特征选择(Feature Selection)的机器学习中的一项基本任务,其被定义为从可用的特征集合中选择出有意义的特征子集,从而简化机器学习问题。特征选择方法一般分为以下三类:
- 基于封装的方法(Wrapper Methods)
- 基于过滤的方法(Filter Methods)
- 基于嵌入的方法(Embedded Methods)
1、基于封装的方法(Wrapper Methods)
Wrapper methods evaluate subsets of features by training a model with each subset and scoring on a held-out set.
基于封装的方法将特征选择视为优化问题:生成不同的特征组合,训练一个模型对特征组合进行评价,选择最优的特征组合。
This approach is independent of the prediction algorithm in use, but scales poorly for larger commercial systems with many features.
基于封装的方法独立于预测算法,但当特征过多时其可扩展性较差。
代表性方法:Recursive Feature Elimiantion Algorithm
2、基于过滤的方法(Filter Methods)
Filter methods user heuristic measures such as Mutual Information or Pearson Correlation to score features based on their informative power with regard to the prediction target.
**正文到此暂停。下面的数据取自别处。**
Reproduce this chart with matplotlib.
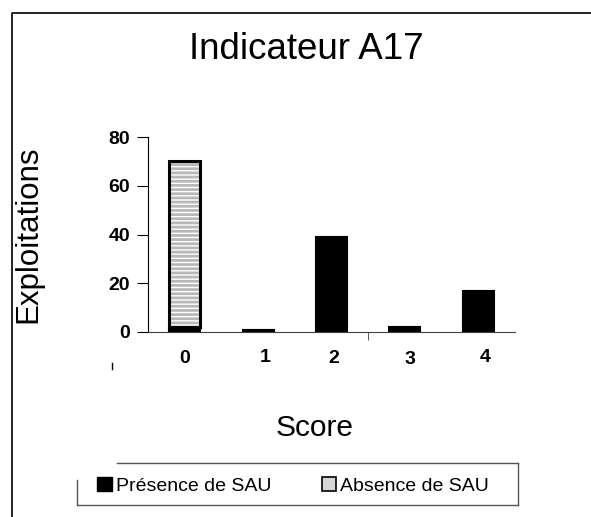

基于过滤的方法采用启发式度量评估每一个特征的信息性,按信息性排序选择特征子集。
These methods are more scalable than wrapper methods as they do not require training many models. However, they are highly dependent on the specific heuristic metric used to features, and there is no structured approach or clear guidelines for preferring one metric over the other.
基于过滤的方法比基于封装的方法更具可扩展性,然而其高度依赖于对特征进行评估的启发式度量,而关于启发式度量的选择没有明确的标准。
代表性方法:Chi-Squared Test、Correlation Coeficient Scores、Information Gain
3、基于嵌入的方法(Embedded Methods)
These are a family of algorithm in which feature selection is performed during model construction. Embedded methods are not based on cross-validation and therefore scale well with data size. The features are chosen based on their relative usefulness and informative power with regard to the prediction task at hand.
基于嵌入的方法是在模型执行期间进行特征选择的一系列方法,其基于特征对于预测任务的相对有用性和信息性选择特征子集。
基于嵌入的方法对数据规模的可扩展性较好。
代表性方法:LASSO
参考:
- Koenigstein N, Paquet U. Xbox movies recommendations: Variational Bayes matrix factorization with embedded feature selection[C]//Proceedings of the 7th ACM Conference on Recommender Systems. 2013: 129-136.